Das zweite Drittel beginnt, wie das erste endet. Strafzeit gegen Krefeld, Milo muß büßen, und Überzahl der Berliner, doch ohne echtes Powerplay. Auch die Krefelder fanden wieder vors Tor von Elwing. Dann rappelt es in der Kiste. Julian Talbot, Verteidiger in der zweiten Reihe der Eisbären, trifft zum umjubelten Ausgleich (29.). Die Vorarbeit kam von Constantin Braun, der den Puck ins gegnerische Drittel brachte, und André Rankel.
Dann ein Schubser von Patrick Klöpper, der wegen unkorrekten Körpereinsatzes zwei Strafminuten erhält, und die Eisbären spielen wieder in Überzahl. Keine Chance, kein Treffer und Krefeld ist wieder komplett. Enlastungsangriffe kann man das nicht wirklich nennen, was die Gäste anbieten. Wenn geschossen wird, dann eher aus der zweiten Reihe. Am Ende muß mit Mads Christensen der erste Berliner vom Eis. Das werden die einzigen Strafminuten der Eisbären bleiben. Beim 2:2 bleibt es auch bis zur zweiten Pause.

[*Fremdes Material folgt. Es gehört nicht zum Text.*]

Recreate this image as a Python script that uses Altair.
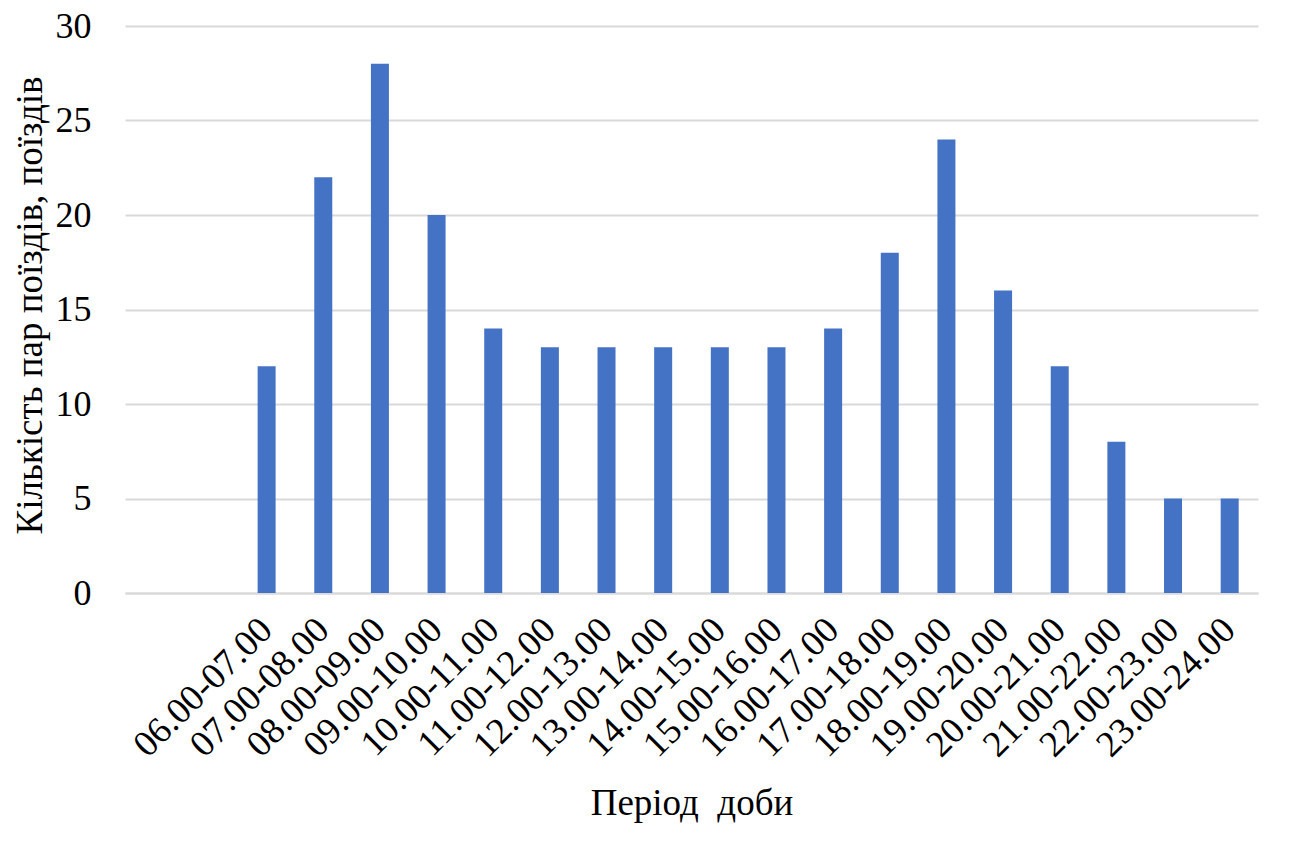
import altair as alt
import pandas as pd

periods = ["06.00-07.00", "07.00-08.00", "08.00-09.00", "09.00-10.00", "10.00-11.00",
           "11.00-12.00", "12.00-13.00", "13.00-14.00", "14.00-15.00", "15.00-16.00",
           "16.00-17.00", "17.00-18.00", "18.00-19.00", "19.00-20.00", "20.00-21.00",
           "21.00-22.00", "22.00-23.00", "23.00-24.00"]
counts = [12, 22, 28, 20, 14, 13, 13, 13, 13, 13, 14, 18, 24, 16, 12, 8, 5, 5]
empty_slots = [" ", "  "]

df = pd.DataFrame({"period": periods, "count": counts})
domain = empty_slots + periods

FONT = "Liberation Serif"

chart = alt.Chart(df).mark_bar(size=18, color="#4472C4").encode(
    x=alt.X("period:N", sort=domain,
            scale=alt.Scale(domain=domain, paddingInner=0.6, paddingOuter=0.3),
            axis=alt.Axis(title="Період\u00a0\u00a0доби", labelAngle=-45, labelAlign="right",
                          labelBaseline="middle", labelPadding=31, labelFontSize=37,
                          labelFont=FONT, labelColor="black", ticks=False,
                          domain=True, domainColor="#D9D9D9", domainWidth=2,
                          titleFont=FONT, titleFontSize=37, titleFontWeight="normal",
                          titleColor="black", titleBaseline="alphabetic", titleY=221,
                          labelOverlap=False)),
    y=alt.Y("count:Q", scale=alt.Scale(domain=[0, 30]),
            axis=alt.Axis(title="Кількість пар поїздів, поїздів", values=[0, 5, 10, 15, 20, 25, 30],
                          grid=True, gridColor="#D9D9D9", gridWidth=2, domain=False, ticks=False,
                          labelFont=FONT, labelFontSize=36, labelColor="black", labelPadding=34,
                          titleFont=FONT, titleFontSize=37, titleFontWeight="normal",
                          titleColor="black", titleBaseline="alphabetic", titleX=-84, titleY=279)),
).properties(
    width=1133, height=567,
    autosize=alt.AutoSizeParams(type="none"),
    padding={"left": 117, "top": 18, "right": 30, "bottom": 250},
).configure_view(stroke=None)

chart.save("out.html", embed_options={"renderer": "svg", "actions": False})
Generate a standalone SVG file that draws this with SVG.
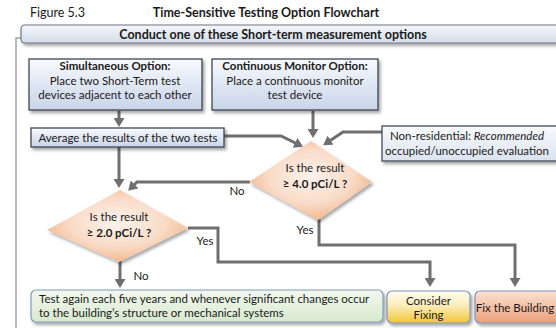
<svg xmlns="http://www.w3.org/2000/svg" width="556" height="328" viewBox="0 0 556 328">
<style>
text{font-family:Lato,"Liberation Sans",sans-serif;fill:#1a1a1a;font-size:11.5px}
.b{font-weight:bold}
.c{text-anchor:middle}
.conn{fill:none;stroke:#6f6f6f;stroke-width:3}
.lbl{font-size:11.5px}
</style>
<defs>
<linearGradient id="gBlue" x1="0" y1="0" x2="0" y2="1"><stop offset="0" stop-color="#f8fafd"/><stop offset="1" stop-color="#c8d4e9"/></linearGradient>
<linearGradient id="gHead" x1="0" y1="0" x2="0" y2="1"><stop offset="0" stop-color="#f6f8fb"/><stop offset="1" stop-color="#d3dcea"/></linearGradient>
<linearGradient id="gNon" x1="0" y1="0" x2="0" y2="1"><stop offset="0" stop-color="#f8fafd"/><stop offset="1" stop-color="#dbe3f0"/></linearGradient>
<linearGradient id="gGreen" x1="0" y1="0" x2="0" y2="1"><stop offset="0" stop-color="#f2f8ee"/><stop offset="1" stop-color="#d8e9cf"/></linearGradient>
<linearGradient id="gYel" x1="0" y1="0" x2="0" y2="1"><stop offset="0" stop-color="#fffdf2"/><stop offset="0.5" stop-color="#fbeab0"/><stop offset="1" stop-color="#f2c535"/></linearGradient>
<linearGradient id="gFix" x1="0" y1="0" x2="0" y2="1"><stop offset="0" stop-color="#fbe2d2"/><stop offset="1" stop-color="#eaa07c"/></linearGradient>
<radialGradient id="gDia" cx="0.5" cy="0.45" r="0.6"><stop offset="0" stop-color="#fdf3ec"/><stop offset="0.55" stop-color="#f9dcc8"/><stop offset="1" stop-color="#efb185"/></radialGradient>
<filter id="sh" x="-10%" y="-20%" width="130%" height="150%"><feDropShadow dx="2" dy="2.5" stdDeviation="1.5" flood-color="#000" flood-opacity="0.35"/></filter>
<marker id="ah" viewBox="0 0 9 11" markerWidth="9" markerHeight="11" refX="5" refY="5.5" orient="auto" markerUnits="userSpaceOnUse"><path d="M0,0 L9,5.5 L0,11 z" fill="#6f6f6f"/></marker>
</defs>

<g id="titles">
<text x="30" y="17" style="font-size:12.5px">Figure 5.3</text>
<text x="266" y="17" class="b c" style="font-size:12.5px">Time-Sensitive Testing Option Flowchart</text>
</g>

<g id="frame">
<path d="M16,328 V38 H22" fill="none" stroke="#a3a3a3" stroke-width="1.5"/>
</g>

<g id="header">
<rect x="21" y="25" width="545" height="18" rx="4" fill="url(#gHead)" stroke="#6e7382" stroke-width="1.2" filter="url(#sh)"/>
<text x="273" y="38.5" class="b c" style="font-size:12.5px">Conduct one of these Short-term measurement options</text>
</g>

<g id="connectors">
<path class="conn" d="M119,111 V123" marker-end="url(#ah)"/>
<path class="conn" d="M224,136 H281 L299.5,145" marker-end="url(#ah)"/>
<path class="conn" d="M313,111 V134" marker-end="url(#ah)"/>
<path class="conn" d="M382,132 H343 L326.5,143" marker-end="url(#ah)"/>
<path class="conn" d="M250,182 H137 L131,188" marker-end="url(#ah)"/>
<path class="conn" d="M119,147 V184" marker-end="url(#ah)"/>
<path class="conn" d="M319,219 V245 H515 V283" marker-end="url(#ah)"/>
<path class="conn" d="M188,228 H218 V262 H430 V283" marker-end="url(#ah)"/>
<path class="conn" d="M120,261 V284" marker-end="url(#ah)"/>
<text x="237" y="195" class="c lbl">No</text>
<text x="305" y="234" class="c lbl">Yes</text>
<text x="205" y="245" class="c lbl">Yes</text>
<text x="141" y="280" class="c lbl">No</text>
</g>

<g id="simultaneous">
<rect x="29" y="59" width="173" height="51" fill="url(#gBlue)" stroke="#3e4654" stroke-width="1.3" filter="url(#sh)"/>
<text x="115" y="70" class="b c">Simultaneous Option:</text>
<text x="115" y="84.5" class="c">Place two Short-Term test</text>
<text x="115" y="99" class="c">devices adjacent to each other</text>
</g>

<g id="continuous">
<rect x="212" y="59" width="166" height="51" fill="url(#gBlue)" stroke="#3e4654" stroke-width="1.3" filter="url(#sh)"/>
<text x="295" y="70" class="b c">Continuous Monitor Option:</text>
<text x="295" y="84.5" class="c">Place a continuous monitor</text>
<text x="295" y="99" class="c">test device</text>
</g>

<g id="average">
<rect x="31" y="128" width="193" height="19" fill="url(#gBlue)" stroke="#3e4654" stroke-width="1.3" filter="url(#sh)"/>
<text x="128" y="141.5" class="c">Average the results of the two tests</text>
</g>

<g id="nonres">
<rect x="382" y="126" width="180" height="35" fill="url(#gNon)" stroke="#444c5a" stroke-width="1.3" filter="url(#sh)"/>
<text x="467" y="140" class="c">Non-residential: <tspan font-style="italic">Recommended</tspan></text>
<text x="467" y="154.5" class="c">occupied/unoccupied evaluation</text>
</g>

<g id="decision1">
<polygon points="311,141 372,182 318,220 249,182" fill="url(#gDia)" filter="url(#sh)"/>
<text x="315" y="172" class="c">Is the result</text>
<text x="315" y="188" class="b c">≥ 4.0 pCi/L ?</text>
</g>

<g id="decision2">
<polygon points="120,190 188,228 119,262 47,230" fill="url(#gDia)" filter="url(#sh)"/>
<text x="119" y="221" class="c">Is the result</text>
<text x="119" y="237" class="b c">≥ 2.0 pCi/L  ?</text>
</g>

<g id="testagain">
<rect x="31" y="290" width="352" height="32" rx="5" fill="url(#gGreen)" stroke="#7f9db8" stroke-width="1.2" filter="url(#sh)"/>
<text x="39" y="302.5">Test again each five years and whenever significant changes occur</text>
<text x="39" y="316.5">to the building’s structure or mechanical systems</text>
</g>

<g id="consider">
<rect x="387" y="291" width="83" height="32" rx="5" fill="url(#gYel)" stroke="#7f95b8" stroke-width="1.2" filter="url(#sh)"/>
<text x="428.5" y="304.5" class="c">Consider</text>
<text x="428.5" y="318.5" class="c">Fixing</text>
</g>

<g id="fix">
<rect x="475" y="291" width="90" height="32" rx="5" fill="url(#gFix)" stroke="#8094b4" stroke-width="1.2" filter="url(#sh)"/>
<text x="515" y="311.5" class="c">Fix the Building</text>
</g>
</svg>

Bei Bier und Brause sind sich die meisten Betrachter einige, daß das nur noch eine Frage der Zeit sei, bis die Führung für die Berliner fällt. Richtig, TJ Mullock, der in dieser Saison weiterhin meisterlich spielt, trifft zum zweiten Mal (43.). Christian Ehrhoff treibt die Pinguine unermüdlich an und plötzlich zappelt der Puck erneut im Kasten der Berliner (51.). Die Schiedsrichter ziehen sich zum Fernseher zurück. Das Video beweist: kein gültiger Treffer wegen Torraumabseits. Die Proteste der Gäste kommen vor allem von der Krefelder Bank, brechen sich aber auf dem Eis Bann und Boris Blank trifft zum Ausgleich (56). Die letzten Minuten mühen sich alle Männer redlich. Allerdings bleibt es nach der regulären Spielzeit beim 3:3. Overtime.
Die Eisbären vergeben in der fünfminütige Verlängerung sehr gute Chancen. Darin Olver trifft in seinem ersten Saisonspiel fünf Meter vor dem Kasten das leere Tor nicht (62.). Sekunden vor Schluß beißt Francois Methot zu, staubt einen Abpraller von Ewing ab. Von wegen Zwergpinguine! Krefeld gewinnt mit 4:3 nicht unverdient beim Deutschen Meister, der noch nicht in der Spur ist.